- Born: 1915 Bikrampur, Bengal Presidency, British India (present Munshiganj District, Bangladesh)
- Died: 12 September 1970 (aged 54–55)
- Other name: Swapan Kumar
- Occupations: Actor, film director
- Years active: 1956–1970

= Kazi Khalek =

Kazi Khalek (1915–1970) was a Bangladeshi film actor. He is known for his outstanding contribution to development of the film industry in Dhaka. In 1958, he entered the film industry starring in the film Asiya, directed by Fateh Lohani. The first movie released by him in Dhaka was Jago Hua Severa, directed by AJ Karadar. In his acting career, he played in 28 films.

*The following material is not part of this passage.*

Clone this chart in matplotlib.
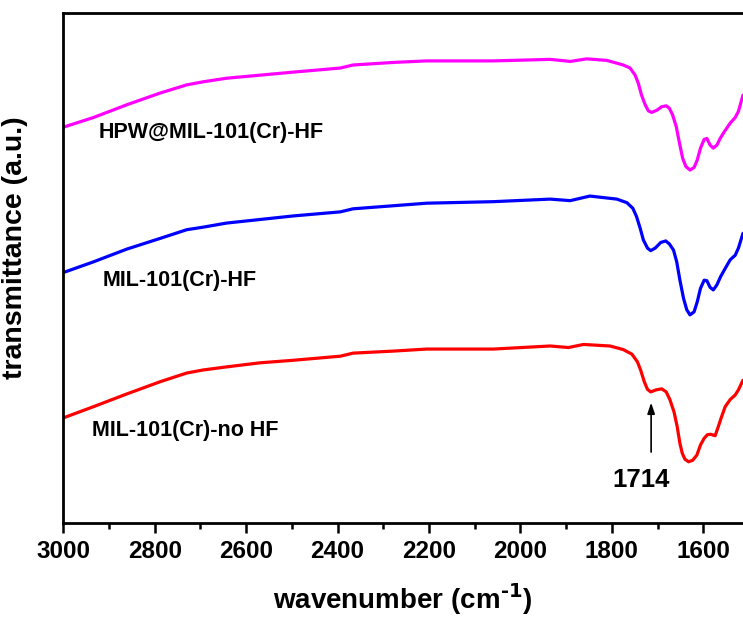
import matplotlib
matplotlib.use("Agg")
import matplotlib.pyplot as plt
from matplotlib.ticker import MultipleLocator

plt.rcParams['font.family'] = ['Liberation Sans', 'DejaVu Sans']
plt.rcParams['font.weight'] = 'bold'
plt.rcParams['mathtext.default'] = 'bf'

# FTIR spectra, offset transmittance (a.u.)
wn_hpw = [3000, 2934, 2861, 2788, 2730, 2694, 2643, 2570, 2497, 2394, 2366, 2278,
          2205, 2059, 1935, 1891, 1855, 1811, 1775, 1760, 1749, 1742, 1735, 1727,
          1720, 1713, 1702, 1691, 1681, 1674, 1667, 1659, 1652, 1645, 1638, 1629,
          1620, 1613, 1606, 1598, 1592, 1585, 1578, 1570, 1563, 1554, 1541, 1530,
          1523, 1513]
t_hpw = [77.6, 79.5, 82.0, 84.3, 85.9, 86.5, 87.2, 87.8, 88.4, 89.2, 89.8, 90.3,
         90.6, 90.6, 90.9, 90.5, 91.0, 90.7, 89.8, 89.2, 87.8, 86.2, 83.9, 82.0,
         80.8, 80.5, 80.9, 81.6, 81.8, 81.3, 80.0, 77.7, 74.5, 71.5, 69.9, 69.2,
         69.7, 71.2, 73.5, 75.2, 75.4, 74.1, 73.5, 74.1, 75.4, 76.7, 78.4, 79.5,
         80.7, 83.9]

wn_hf = [3000, 2934, 2861, 2788, 2730, 2694, 2643, 2570, 2497, 2394, 2366, 2278,
         2205, 2059, 1935, 1891, 1848, 1789, 1767, 1754, 1746, 1738, 1731, 1722,
         1715, 1705, 1693, 1682, 1674, 1665, 1658, 1651, 1643, 1636, 1629, 1620,
         1613, 1606, 1598, 1592, 1585, 1578, 1570, 1562, 1552, 1541, 1530, 1523,
         1513]
t_hf = [49.1, 51.2, 53.7, 55.8, 57.5, 58.0, 58.8, 59.5, 60.2, 61.0, 61.6, 62.2,
        62.7, 63.0, 63.5, 63.2, 64.1, 63.5, 62.8, 61.7, 60.1, 57.8, 55.5, 53.9,
        53.4, 53.9, 55.0, 55.3, 54.7, 53.5, 51.2, 47.6, 44.0, 41.8, 40.8, 41.4,
        43.4, 46.0, 47.6, 47.5, 46.2, 45.7, 46.7, 48.3, 49.9, 51.6, 52.5, 53.9,
        56.8]

wn_nohf = [3000, 2934, 2861, 2788, 2730, 2694, 2643, 2570, 2497, 2394, 2366, 2278,
           2205, 2059, 1935, 1895, 1862, 1804, 1775, 1756, 1744, 1737, 1729, 1722,
           1715, 1703, 1691, 1681, 1673, 1664, 1657, 1651, 1646, 1640, 1632, 1623,
           1614, 1606, 1598, 1591, 1584, 1574, 1567, 1560, 1552, 1541, 1530, 1523,
           1513]
t_nohf = [20.6, 22.8, 25.3, 27.7, 29.4, 30.0, 30.6, 31.4, 31.9, 32.7, 33.3, 33.7,
          34.1, 34.1, 34.7, 34.4, 35.0, 34.7, 34.0, 33.1, 31.6, 30.0, 27.7, 26.2,
          25.7, 26.1, 26.3, 25.7, 24.2, 21.8, 18.9, 15.6, 13.7, 12.5, 12.0, 12.3,
          13.3, 15.3, 16.6, 17.3, 17.4, 17.1, 18.9, 20.8, 22.8, 24.2, 25.1, 26.1,
          28.0]

series = [
    (wn_hpw, t_hpw, '#ff00ff', 'HPW@MIL-101(Cr)-HF', 2922, 76.5),
    (wn_hf, t_hf, '#0000ff', 'MIL-101(Cr)-HF', 2915, 47.5),
    (wn_nohf, t_nohf, '#ff0000', 'MIL-101(Cr)-no HF', 2937, 18.2),
]
peak = 1714

fig = plt.figure(figsize=(7.43, 6.2), dpi=100)
ax = fig.add_axes([0.0852, 0.1565, 0.9148, 0.8226])

for wn, t, c, name, lx, ly in series:
    ax.plot(wn, t, color=c, lw=2.3, solid_joinstyle='round', solid_capstyle='round')
    ax.text(lx, ly, name, fontsize=15.5, fontweight='bold', va='center', ha='left')

ax.annotate('', xy=(peak, 23.6), xytext=(peak, 13.9),
            arrowprops=dict(arrowstyle='-|>,head_length=0.65,head_width=0.22',
                            lw=1.2, color='black', mutation_scale=10,
                            shrinkA=0, shrinkB=0))
ax.text(peak + 22, 8.4, str(peak), fontsize=18.5, fontweight='bold', ha='center', va='center')

ax.set_xlim(3000, 1513)
ax.set_ylim(0, 100)
ax.xaxis.set_major_locator(MultipleLocator(200))
ax.xaxis.set_minor_locator(MultipleLocator(100))
ax.set_yticks([])
ax.tick_params(axis='x', which='major', direction='out', length=7, width=1.8,
               labelsize=17.5, pad=5)
ax.tick_params(axis='x', which='minor', direction='out', length=4, width=1.8)
for lab in ax.get_xticklabels():
    lab.set_fontweight('bold')

for s in ['left', 'top', 'bottom']:
    ax.spines[s].set_linewidth(2)
ax.spines['right'].set_visible(False)

ax.set_xlabel(r'wavenumber (cm$^{\text{-1}}$)', fontsize=20, fontweight='bold', labelpad=13)
ax.set_ylabel('transmittance (a.u.)', fontsize=20.5, fontweight='bold')
ax.yaxis.set_label_coords(-0.052, 0.54)

fig.savefig('out.png', dpi=100)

His notable films include Tomar Amar, Surja Snan, Sonar Kajol, Dharapat, Nadi o Nari, Bhawal Sanyasi, Chaoya Paoya, Nayantara, Natun Diganta, Etotuku Asha, Ballobandhu, Aban Chhita and Je Agune Puri.

==Early life==
Kazi Khalek was born on 1915 in Bikrampur district of Dhaka (now in Munshiganj district).

==Filmography==

| Year | Film | Director | Role | Language | Notes | Ref. |
|---|---|---|---|---|---|---|
|  | Manuser Bhagoban | Udayon Chawdhury (Ismail Mohammad) |  | Bengali | Kolkatar film |  |
| 1959 | Jago Hua Savera | A. J. Kardar |  | Urdu |  |  |
| 1959 | Matir Pahar | Mohiuddin |  | Bengali |  |  |
| 1960 | Asiya | Fateh Lohani |  | Bengali |  |  |
| 1961 | Tomar Amar | Mohiuddin |  | Bengali |  |  |
| 1961 | Dur Hain Sukh Ka Gao | A.J. Kardar |  | Urdu | Unreleased |  |
| 1961 | Bish Konna | Udayan Chowdhury |  | Bengali | Unreleased |  |
| 1962 | Surja Snan | Salahuddin |  | Bengali |  |  |
| 1962 | Sonar Kajol | Kalim Sharafi Zahir Raihan |  | Bengali |  |  |
| 1963 | Dharapat | Salahuddin | School teacher | Bengali |  |  |
| 1964 | Ai to Jibon | Zillur Rahim |  | Bengali |  |  |
| 1964 | Megh Bhanda Rodh | Kazi Khalek |  | Bengali |  |  |
| 1964 | Milon | Rahman |  | Urdu |  |  |
| 1965 | Sat Rang | Fateh Lohani | Social reformer/gang leader | Bengali |  |  |
| 1965 | Nadi o Nari | Sadek Khan |  | Bengali |  |  |
| 1966 | Bhawal Sanyasi | Rounaq Chowdhury |  | Bengali |  |  |
| 1966 | Vaiya | Kazi Zahir |  | Urdu |  |  |
| 1966 | Abar Bhano Bhase Roopban | Ibne Mizan |  | Bengali |  |  |
| 1967 | Chaoya Paoya | Narayan Ghosh Mita |  | Bengali |  |  |
| 1967 | Momir Elo | Kazi Khalek |  | Bengali |  |  |
| 1967 | Nayontara | Kazi Zaheer |  | Bengali |  |  |
| 1968 | Sakhina | Nazir Ahmed |  | Bengali |  |  |
| 1968 | Natun Diganta | Artisans |  | Bengali |  |  |
|  | Azan (Uttaran) | Fazlul Haque |  | Bengali |  |  |
| 1968 | Etotuku Asha | Narayan Ghosh Mita |  | Bengali |  |  |
| 1968 | Bollbandhu | Amjad Hossain |  | Bengali |  |  |
| 1969 | Aban Chhita | Kamal Ahmed |  | Bengali |  |  |
| 1969 | Alor Pipasha | Shawkat Akbar |  | Bengali |  |  |
| 1969 | Nil Akasher Nise | Narayan Ghosh Mita |  | Bengali |  |  |
| 1970 | Je Agune Puri | Amir Hossain |  | Bengali |  |  |
| 1970 | Surjo Othar Age | Nazmul Huda Mintu |  | Bengali |  |  |

==Death==
Kazi Khaleq died on 12 September 1970.